WORK TO DO — Leaving out every picture, retype the lines below from the top through the one that contains "const yName = 'Ω';".

* start *

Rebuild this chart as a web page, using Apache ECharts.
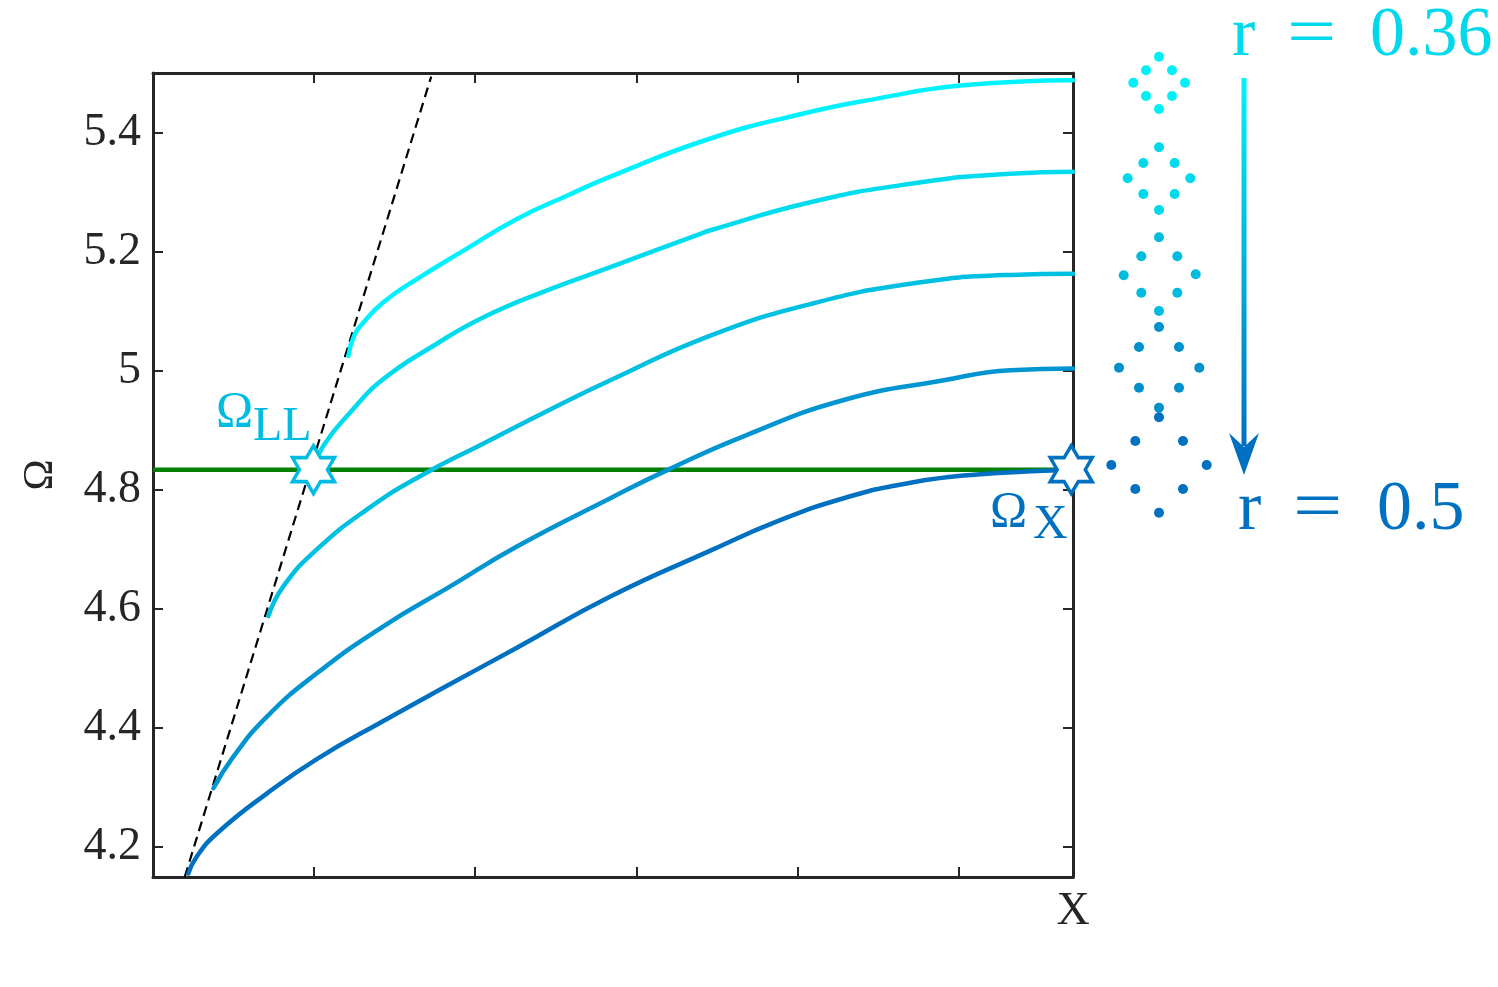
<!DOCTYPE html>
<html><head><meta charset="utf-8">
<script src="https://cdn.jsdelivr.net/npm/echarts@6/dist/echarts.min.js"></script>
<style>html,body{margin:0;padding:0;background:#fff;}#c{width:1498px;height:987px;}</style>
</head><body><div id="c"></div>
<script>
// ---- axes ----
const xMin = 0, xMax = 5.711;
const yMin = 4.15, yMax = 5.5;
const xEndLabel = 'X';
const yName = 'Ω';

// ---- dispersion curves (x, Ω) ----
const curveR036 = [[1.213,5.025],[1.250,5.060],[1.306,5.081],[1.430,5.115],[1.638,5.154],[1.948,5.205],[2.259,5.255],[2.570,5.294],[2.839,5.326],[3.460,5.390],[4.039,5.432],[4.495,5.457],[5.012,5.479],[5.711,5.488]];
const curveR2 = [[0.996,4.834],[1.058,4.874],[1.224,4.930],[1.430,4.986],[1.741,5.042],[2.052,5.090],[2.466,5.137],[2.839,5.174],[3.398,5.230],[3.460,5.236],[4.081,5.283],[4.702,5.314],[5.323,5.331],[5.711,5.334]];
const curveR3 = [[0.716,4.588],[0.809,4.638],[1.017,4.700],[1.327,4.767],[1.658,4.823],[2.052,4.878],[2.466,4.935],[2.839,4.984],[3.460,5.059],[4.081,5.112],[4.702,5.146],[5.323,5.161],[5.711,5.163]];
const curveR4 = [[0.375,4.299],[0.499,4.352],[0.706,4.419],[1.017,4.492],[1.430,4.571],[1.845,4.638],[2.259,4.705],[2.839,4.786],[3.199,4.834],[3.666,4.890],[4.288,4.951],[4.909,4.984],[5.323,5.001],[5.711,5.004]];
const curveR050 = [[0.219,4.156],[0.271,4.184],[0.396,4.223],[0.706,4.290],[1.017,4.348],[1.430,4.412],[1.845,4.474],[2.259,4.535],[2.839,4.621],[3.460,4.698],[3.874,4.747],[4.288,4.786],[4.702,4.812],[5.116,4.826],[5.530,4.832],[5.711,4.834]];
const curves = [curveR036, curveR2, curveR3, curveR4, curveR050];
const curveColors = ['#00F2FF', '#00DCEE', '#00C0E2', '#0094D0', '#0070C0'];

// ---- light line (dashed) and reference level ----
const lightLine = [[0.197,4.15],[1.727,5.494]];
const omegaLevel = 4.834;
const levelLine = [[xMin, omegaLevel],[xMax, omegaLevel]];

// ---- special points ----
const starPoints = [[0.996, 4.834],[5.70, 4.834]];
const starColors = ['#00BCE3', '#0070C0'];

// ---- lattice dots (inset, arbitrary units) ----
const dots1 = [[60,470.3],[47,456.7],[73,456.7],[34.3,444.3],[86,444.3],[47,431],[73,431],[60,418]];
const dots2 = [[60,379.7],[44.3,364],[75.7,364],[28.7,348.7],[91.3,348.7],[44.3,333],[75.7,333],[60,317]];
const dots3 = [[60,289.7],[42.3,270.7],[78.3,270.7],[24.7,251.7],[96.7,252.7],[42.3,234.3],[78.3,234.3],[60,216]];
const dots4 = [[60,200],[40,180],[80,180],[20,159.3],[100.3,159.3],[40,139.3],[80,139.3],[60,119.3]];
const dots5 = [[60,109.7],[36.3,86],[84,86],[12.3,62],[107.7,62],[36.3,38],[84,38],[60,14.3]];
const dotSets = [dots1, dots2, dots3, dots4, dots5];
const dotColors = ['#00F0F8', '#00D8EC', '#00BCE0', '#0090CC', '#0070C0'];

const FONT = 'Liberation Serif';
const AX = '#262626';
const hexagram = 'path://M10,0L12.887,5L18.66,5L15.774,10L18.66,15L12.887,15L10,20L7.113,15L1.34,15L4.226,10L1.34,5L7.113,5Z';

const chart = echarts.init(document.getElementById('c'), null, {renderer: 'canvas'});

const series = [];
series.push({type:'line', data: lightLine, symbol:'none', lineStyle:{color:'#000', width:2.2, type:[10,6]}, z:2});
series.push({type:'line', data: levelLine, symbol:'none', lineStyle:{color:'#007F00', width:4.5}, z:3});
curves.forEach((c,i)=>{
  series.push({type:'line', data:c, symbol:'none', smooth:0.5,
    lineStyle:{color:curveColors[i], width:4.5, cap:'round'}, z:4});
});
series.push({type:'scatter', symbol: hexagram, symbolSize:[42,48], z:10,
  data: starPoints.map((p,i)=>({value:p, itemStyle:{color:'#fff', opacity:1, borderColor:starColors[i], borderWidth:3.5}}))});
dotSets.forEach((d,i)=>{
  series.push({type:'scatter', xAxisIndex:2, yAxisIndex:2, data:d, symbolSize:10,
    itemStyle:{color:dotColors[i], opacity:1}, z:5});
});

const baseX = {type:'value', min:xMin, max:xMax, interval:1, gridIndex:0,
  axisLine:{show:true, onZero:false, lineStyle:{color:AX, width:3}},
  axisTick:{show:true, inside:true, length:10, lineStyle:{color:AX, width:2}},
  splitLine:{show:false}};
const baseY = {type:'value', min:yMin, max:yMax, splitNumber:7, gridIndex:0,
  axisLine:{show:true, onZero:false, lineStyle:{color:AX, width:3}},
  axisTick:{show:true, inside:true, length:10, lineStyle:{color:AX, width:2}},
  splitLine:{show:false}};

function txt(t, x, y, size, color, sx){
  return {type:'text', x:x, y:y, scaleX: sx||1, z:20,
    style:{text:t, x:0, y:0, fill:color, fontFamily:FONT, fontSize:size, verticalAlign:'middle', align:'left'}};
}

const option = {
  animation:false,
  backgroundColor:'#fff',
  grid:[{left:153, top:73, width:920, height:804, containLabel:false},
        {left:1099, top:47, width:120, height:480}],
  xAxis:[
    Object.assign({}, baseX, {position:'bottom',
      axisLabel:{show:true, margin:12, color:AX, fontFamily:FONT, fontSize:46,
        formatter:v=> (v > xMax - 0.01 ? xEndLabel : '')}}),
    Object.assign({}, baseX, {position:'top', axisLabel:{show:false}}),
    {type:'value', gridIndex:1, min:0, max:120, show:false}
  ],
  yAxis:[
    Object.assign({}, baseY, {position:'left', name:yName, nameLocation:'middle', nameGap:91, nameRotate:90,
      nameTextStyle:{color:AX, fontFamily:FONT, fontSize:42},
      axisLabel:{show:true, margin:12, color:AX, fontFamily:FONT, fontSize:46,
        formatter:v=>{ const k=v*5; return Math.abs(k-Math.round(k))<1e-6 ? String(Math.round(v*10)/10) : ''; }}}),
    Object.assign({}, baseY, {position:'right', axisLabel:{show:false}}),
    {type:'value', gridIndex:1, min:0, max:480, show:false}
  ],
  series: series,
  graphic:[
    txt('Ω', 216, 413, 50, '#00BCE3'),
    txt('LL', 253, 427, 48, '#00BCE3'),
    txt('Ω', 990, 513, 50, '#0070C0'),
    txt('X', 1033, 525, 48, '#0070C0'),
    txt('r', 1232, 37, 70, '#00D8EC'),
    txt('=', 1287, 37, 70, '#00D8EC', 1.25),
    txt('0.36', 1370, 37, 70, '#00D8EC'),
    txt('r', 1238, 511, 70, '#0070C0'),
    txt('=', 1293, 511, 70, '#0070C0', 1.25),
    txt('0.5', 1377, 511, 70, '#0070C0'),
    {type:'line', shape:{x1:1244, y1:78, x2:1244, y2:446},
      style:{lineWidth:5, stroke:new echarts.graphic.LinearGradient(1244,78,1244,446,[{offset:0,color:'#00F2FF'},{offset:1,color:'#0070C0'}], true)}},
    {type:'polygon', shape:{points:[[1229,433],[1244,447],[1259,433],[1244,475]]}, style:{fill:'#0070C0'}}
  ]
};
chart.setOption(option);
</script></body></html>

* end *

TASK ANSWER —
Rebuild this chart as a web page, using Apache ECharts.
<!DOCTYPE html>
<html><head><meta charset="utf-8">
<script src="https://cdn.jsdelivr.net/npm/echarts@6/dist/echarts.min.js"></script>
<style>html,body{margin:0;padding:0;background:#fff;}#c{width:1498px;height:987px;}</style>
</head><body><div id="c"></div>
<script>
// ---- axes ----
const xMin = 0, xMax = 5.711;
const yMin = 4.15, yMax = 5.5;
const xEndLabel = 'X';
const yName = 'Ω';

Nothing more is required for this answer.